━━━ Exercise material

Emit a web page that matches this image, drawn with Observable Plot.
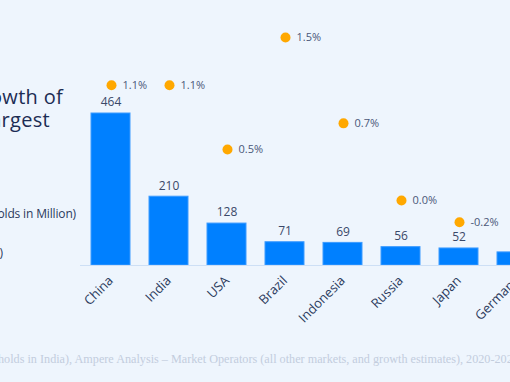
<!DOCTYPE html>
<html><head><meta charset="utf-8">
<script src="https://cdn.jsdelivr.net/npm/d3@7"></script>
<script src="https://cdn.jsdelivr.net/npm/@observablehq/plot@0.6"></script>
<style>
html,body{margin:0;padding:0;background:#EEF5FD;overflow:hidden;}
#wrap{position:relative;width:510px;height:382px;overflow:hidden;background:#EEF5FD;font-family:"Open Sans",sans-serif;color:#1f2f55;}
.layer{position:absolute;left:0;top:0;}
.layer svg{max-width:none !important;}
.t{position:absolute;white-space:nowrap;}
.title{font-size:20px;line-height:24px;font-weight:500;letter-spacing:0.3px;color:#1c2c54;}
.sub{font-size:12px;line-height:16px;letter-spacing:-0.15px;color:#2b3a5c;}
.cap{font-family:"Liberation Serif",serif;font-size:12.2px;line-height:14px;color:#c3cddd;left:-2px;top:352px;}
</style></head><body>
<div id="wrap">
  <div class="t title" style="right:447px;top:85px;">TV Household Growth of</div>
  <div class="t title" style="right:460px;top:108px;">the World's Largest</div>
  <div class="t sub" style="right:434px;top:206px;">(TV Households in Million)</div>
  <div class="t sub" style="right:507px;top:245px;">● Growth 2020-2025 (%)</div>
  <div class="t cap"><span style="position:absolute;right:100%;">Source: BARC (TV house</span>holds in India), Ampere Analysis – Market Operators (all other markets, and growth estimates), 2020-2025</div>
  <div class="layer" id="bars"></div>
  <div class="layer" id="dots"></div>
</div>
<script>
const countries = ["China","India","USA","Brazil","Indonesia","Russia","Japan","Germany"];
const households = [464,210,128,71,69,56,52,40];
const growth = [1.06,1.06,0.47,1.5,0.71,0.0,-0.2,-0.3];
const data = countries.map((c,i)=>({country:c, value:households[i], growth:growth[i]}));

const W = 560, H = 382;
const xOpts = {domain: countries, paddingInner:0.33, paddingOuter:0.16};
const font = "Open Sans, sans-serif";

const bars = Plot.plot({
  width:W, height:H, marginLeft:80, marginRight:13, marginTop:113, marginBottom:117,
  style:{background:"transparent", fontFamily:font, overflow:"visible", maxWidth:"none"},
  x:{...xOpts, label:null},
  y:{domain:[0,464], axis:null},
  marks:[
    Plot.barY(data,{x:"country", y:"value", fill:"#0080FF", stroke:"#3d9bff", strokeWidth:1}),
    Plot.ruleY([0],{stroke:"#cddff5"}),
    Plot.axisX({tickRotate:-45, tickSize:0, tickPadding:13, fontSize:13, color:"#2b3a5c", label:null}),
    Plot.text(data,{x:"country", y:"value", text:d=>String(d.value), dy:-11, fontSize:12, fill:"#3a4868"})
  ]
});
document.getElementById("bars").appendChild(bars);

const dots = Plot.plot({
  width:W, height:H, marginLeft:80, marginRight:13, marginTop:37, marginBottom:182,
  style:{background:"transparent", fontFamily:font, overflow:"visible", maxWidth:"none"},
  x:{...xOpts, axis:null},
  y:{domain:[0,1.5], axis:null},
  marks:[
    Plot.dot(data,{x:"country", y:"growth", r:5, fill:"#FFA800"}),
    Plot.text(data,{x:"country", y:"growth", text:d=>d.growth.toFixed(1)+"%", dx:11, textAnchor:"start", fontSize:11, fill:"#4a5778"})
  ]
});
document.getElementById("dots").appendChild(dots);
</script>
</body></html>
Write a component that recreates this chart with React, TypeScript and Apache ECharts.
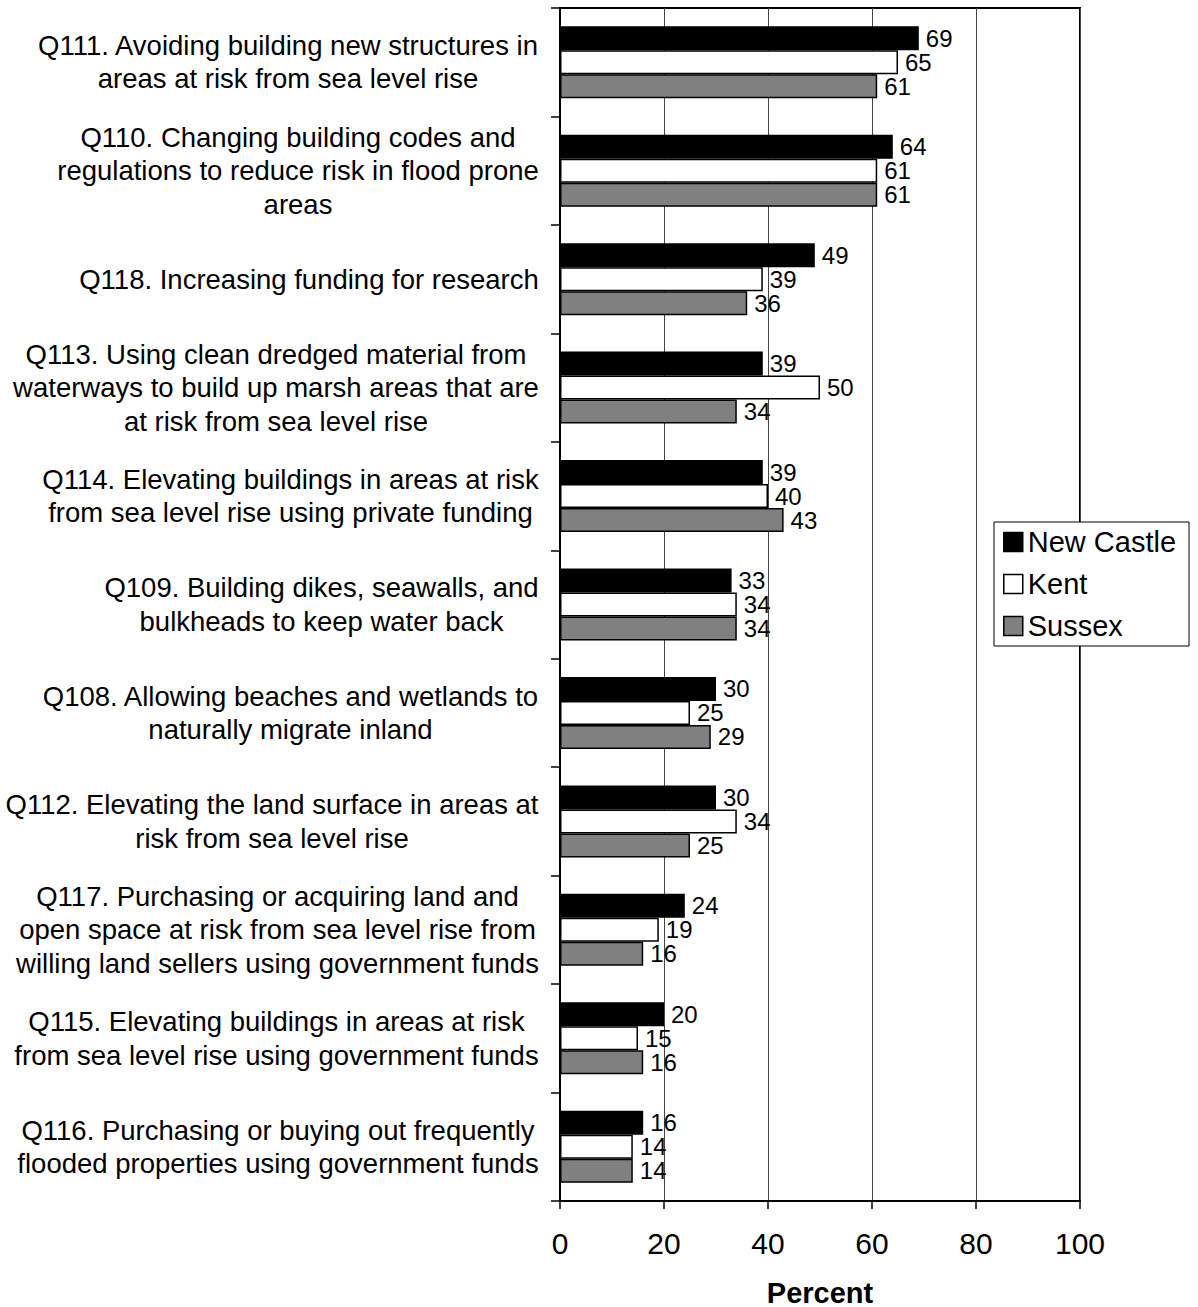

━━━━━━

Goal of the exercise => All records must be output exactly as they are, except for the pictures, which are left out.

Answer to this problem =>
Emit a web page that matches this image, drawn with Observable Plot.
<!DOCTYPE html>
<html><head><meta charset="utf-8">
<script src="https://cdn.jsdelivr.net/npm/d3@7"></script>
<script src="https://cdn.jsdelivr.net/npm/@observablehq/plot@0.6"></script>
<style>
html,body{margin:0;padding:0;background:#EEF5FD;overflow:hidden;}
#wrap{position:relative;width:510px;height:382px;overflow:hidden;background:#EEF5FD;font-family:"Open Sans",sans-serif;color:#1f2f55;}
.layer{position:absolute;left:0;top:0;}
.layer svg{max-width:none !important;}
.t{position:absolute;white-space:nowrap;}
.title{font-size:20px;line-height:24px;font-weight:500;letter-spacing:0.3px;color:#1c2c54;}
.sub{font-size:12px;line-height:16px;letter-spacing:-0.15px;color:#2b3a5c;}
.cap{font-family:"Liberation Serif",serif;font-size:12.2px;line-height:14px;color:#c3cddd;left:-2px;top:352px;}
</style></head><body>
<div id="wrap">
  <div class="t title" style="right:447px;top:85px;">TV Household Growth of</div>
  <div class="t title" style="right:460px;top:108px;">the World's Largest</div>
  <div class="t sub" style="right:434px;top:206px;">(TV Households in Million)</div>
  <div class="t sub" style="right:507px;top:245px;">● Growth 2020-2025 (%)</div>
  <div class="t cap"><span style="position:absolute;right:100%;">Source: BARC (TV house</span>holds in India), Ampere Analysis – Market Operators (all other markets, and growth estimates), 2020-2025</div>
  <div class="layer" id="bars"></div>
  <div class="layer" id="dots"></div>
</div>
<script>
const countries = ["China","India","USA","Brazil","Indonesia","Russia","Japan","Germany"];
const households = [464,210,128,71,69,56,52,40];
const growth = [1.06,1.06,0.47,1.5,0.71,0.0,-0.2,-0.3];
const data = countries.map((c,i)=>({country:c, value:households[i], growth:growth[i]}));

const W = 560, H = 382;
const xOpts = {domain: countries, paddingInner:0.33, paddingOuter:0.16};
const font = "Open Sans, sans-serif";

const bars = Plot.plot({
  width:W, height:H, marginLeft:80, marginRight:13, marginTop:113, marginBottom:117,
  style:{background:"transparent", fontFamily:font, overflow:"visible", maxWidth:"none"},
  x:{...xOpts, label:null},
  y:{domain:[0,464], axis:null},
  marks:[
    Plot.barY(data,{x:"country", y:"value", fill:"#0080FF", stroke:"#3d9bff", strokeWidth:1}),
    Plot.ruleY([0],{stroke:"#cddff5"}),
    Plot.axisX({tickRotate:-45, tickSize:0, tickPadding:13, fontSize:13, color:"#2b3a5c", label:null}),
    Plot.text(data,{x:"country", y:"value", text:d=>String(d.value), dy:-11, fontSize:12, fill:"#3a4868"})
  ]
});
document.getElementById("bars").appendChild(bars);

const dots = Plot.plot({
  width:W, height:H, marginLeft:80, marginRight:13, marginTop:37, marginBottom:182,
  style:{background:"transparent", fontFamily:font, overflow:"visible", maxWidth:"none"},
  x:{...xOpts, axis:null},
  y:{domain:[0,1.5], axis:null},
  marks:[
    Plot.dot(data,{x:"country", y:"growth", r:5, fill:"#FFA800"}),
    Plot.text(data,{x:"country", y:"growth", text:d=>d.growth.toFixed(1)+"%", dx:11, textAnchor:"start", fontSize:11, fill:"#4a5778"})
  ]
});
document.getElementById("dots").appendChild(dots);
</script>
</body></html>
Write a component that recreates this chart with React, TypeScript and Apache ECharts.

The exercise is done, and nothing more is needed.